Evidence of New Risk Genetic Factor to Systemic Lupus Erythematosus: The UBASH3A Gene

The ubiquitin associated and Src-homology 3 (SH3) domain containing A (UBASH3a) is a suppressor of T-cell receptor signaling, underscoring antigen presentation to T-cells as a critical shared mechanism of diseases pathogenesis. The aim of the present study was to determine whether the UBASH3a gene influence the susceptibility to systemic lupus erythematosus (SLE) in Caucasian populations. We evaluated five UBASH3a polymorphisms (rs2277798, rs2277800, rs9976767, rs13048049 and rs17114930), using TaqMan® allelic discrimination assays, in a discovery cohort that included 906 SLE patients and 1165 healthy controls from Spain. The SNPs that exhibit statistical significance difference were evaluated in a German replication cohort of 360 SLE patients and 379 healthy controls.

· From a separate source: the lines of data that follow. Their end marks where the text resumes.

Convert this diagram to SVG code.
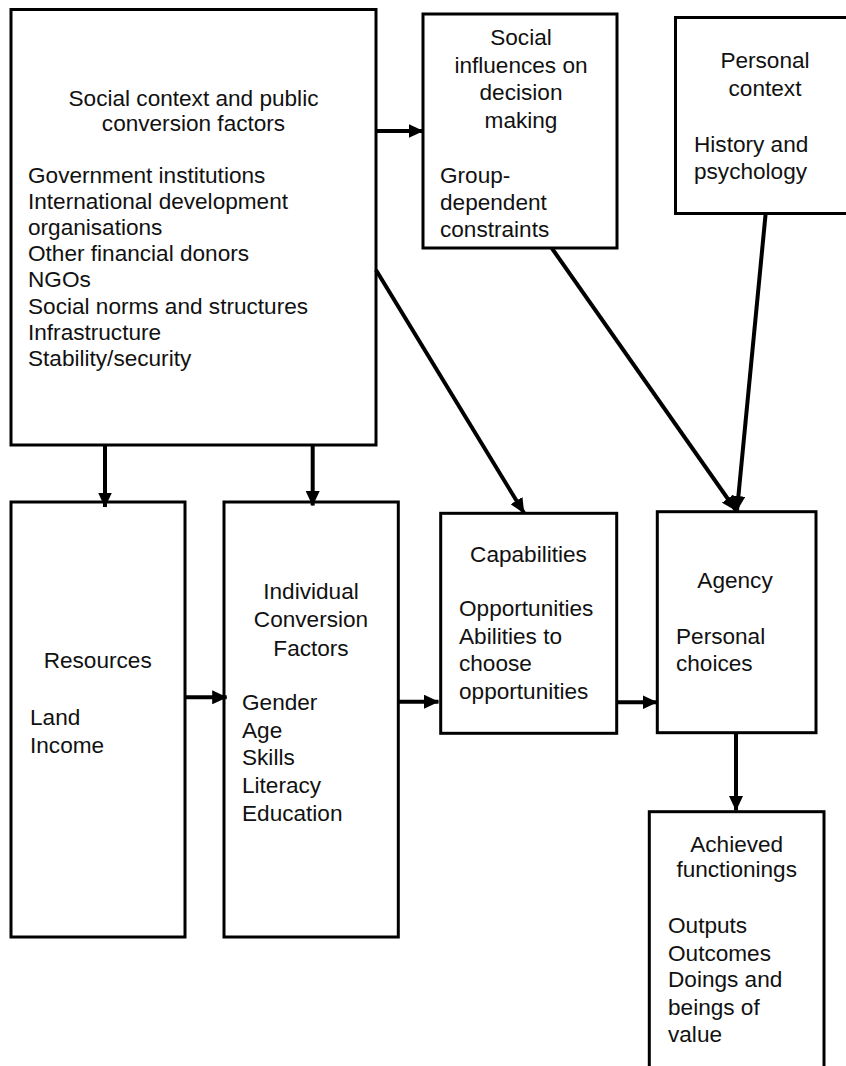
<svg xmlns="http://www.w3.org/2000/svg" width="846" height="1066" viewBox="0 0 846 1066">
<style>
.box{fill:#fff;stroke:#000;stroke-width:3}
text{font-family:"Liberation Sans",Arial,sans-serif;font-size:22.6px;fill:#111}
.c{text-anchor:middle}
.arr{stroke:#000;stroke-width:4;fill:none;marker-end:url(#ah)}
</style>
<defs>
<marker id="ah" markerUnits="userSpaceOnUse" markerWidth="15" markerHeight="14" refX="14.5" refY="7" orient="auto">
<path d="M0,0 L15,7 L0,14 z" fill="#000"/>
</marker>
</defs>
<rect width="846" height="1066" fill="#fff"/>
<g id="social-context">
<rect class="box" x="11" y="9.5" width="365" height="435.5"/>
<text class="c" x="193.5" y="106">Social context and public</text>
<text class="c" x="193.5" y="131">conversion factors</text>
<text x="28" y="183">Government institutions</text>
<text x="28" y="209">International development</text>
<text x="28" y="235">organisations</text>
<text x="28" y="261.3">Other financial donors</text>
<text x="28" y="287.4">NGOs</text>
<text x="28" y="313.5">Social norms and structures</text>
<text x="28" y="339.6">Infrastructure</text>
<text x="28" y="365.7">Stability/security</text>
</g>
<g id="social-influences">
<rect class="box" x="423" y="14" width="194" height="234"/>
<text class="c" x="521" y="45">Social</text>
<text class="c" x="521" y="72.5">influences on</text>
<text class="c" x="521" y="100">decision</text>
<text class="c" x="521" y="127.5">making</text>
<text x="440" y="182.5">Group-</text>
<text x="440" y="210">dependent</text>
<text x="440" y="237">constraints</text>
</g>
<g id="personal-context">
<rect class="box" x="675.5" y="17.5" width="190" height="196"/>
<text class="c" x="765" y="68">Personal</text>
<text class="c" x="765" y="96">context</text>
<text x="694" y="151.5">History and</text>
<text x="694" y="179">psychology</text>
</g>
<g id="resources">
<rect class="box" x="11" y="502" width="174" height="435"/>
<text class="c" x="97.7" y="668">Resources</text>
<text x="30" y="725">Land</text>
<text x="30" y="752.5">Income</text>
</g>
<g id="individual-conversion">
<rect class="box" x="224" y="502" width="174.3" height="435"/>
<text class="c" x="311" y="599">Individual</text>
<text class="c" x="311" y="627">Conversion</text>
<text class="c" x="311" y="655.5">Factors</text>
<text x="242" y="710">Gender</text>
<text x="242" y="737.5">Age</text>
<text x="242" y="765">Skills</text>
<text x="242" y="793">Literacy</text>
<text x="242" y="820.5">Education</text>
</g>
<g id="capabilities">
<rect class="box" x="440.7" y="513.3" width="176" height="220"/>
<text class="c" x="528.5" y="561.5">Capabilities</text>
<text x="459" y="616">Opportunities</text>
<text x="459" y="643.5">Abilities to</text>
<text x="459" y="671">choose</text>
<text x="459" y="698.5">opportunities</text>
</g>
<g id="agency">
<rect class="box" x="657.3" y="511.7" width="158.7" height="221"/>
<text class="c" x="735" y="588">Agency</text>
<text x="676" y="643.5">Personal</text>
<text x="676" y="671">choices</text>
</g>
<g id="achieved-functionings">
<rect class="box" x="649.3" y="811.7" width="174.7" height="280"/>
<text class="c" x="736.7" y="851.5">Achieved</text>
<text class="c" x="736.7" y="877">functionings</text>
<text x="668" y="933">Outputs</text>
<text x="668" y="960.5">Outcomes</text>
<text x="668" y="987">Doings and</text>
<text x="668" y="1014.5">beings of</text>
<text x="668" y="1042">value</text>
</g>
<g id="connectors">
<line class="arr" x1="377" y1="131" x2="423" y2="131"/>
<line class="arr" x1="105" y1="446" x2="105" y2="507"/>
<line class="arr" x1="312.7" y1="446" x2="312.7" y2="505.5"/>
<line class="arr" x1="185" y1="697.3" x2="226.7" y2="697.3"/>
<line class="arr" x1="397" y1="701.7" x2="438.5" y2="701.7"/>
<line class="arr" x1="617" y1="702.3" x2="657" y2="702.3"/>
<line class="arr" x1="736" y1="733" x2="736" y2="810.5"/>
<line class="arr" x1="376" y1="270" x2="524" y2="513"/>
<line class="arr" x1="551.7" y1="248" x2="736" y2="510.5"/>
<line class="arr" x1="765.7" y1="213" x2="737" y2="510.5"/>
</g>
</svg>
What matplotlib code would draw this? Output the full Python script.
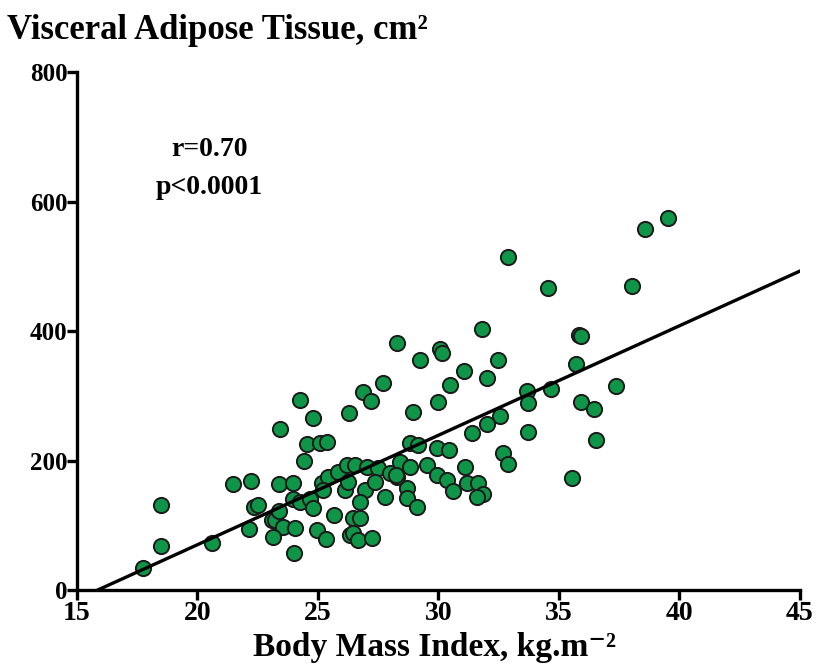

The case-control analysis in the Spanish population showed a significant association between the rs9976767 and SLE (Pc = 9.9E-03 OR = 1.21 95%CI = 1.07–1.37) and a trend of association for the rs2277798 analysis (P = 0.09 OR = 0.9 95%CI = 0.79–1.02). The replication in a German cohort and the meta-analysis confirmed that the rs9976767 (Pc = 0.02; Pc = 2.4E-04, for German cohort and meta-analysis, respectively) and rs2277798 (Pc = 0.013; Pc = 4.7E-03, for German cohort and meta-analysis, respectively) UBASH3a variants are susceptibility factors for SLE. Finally, a conditional regression analysis suggested that the most likely genetic variation responsible for the association was the rs9976767 polymorphism. Our results suggest that UBASH3a gene plays a role in the susceptibility to SLE. Moreover, our study indicates that UBASH3a can be considered as a common genetic factor in autoimmune diseases.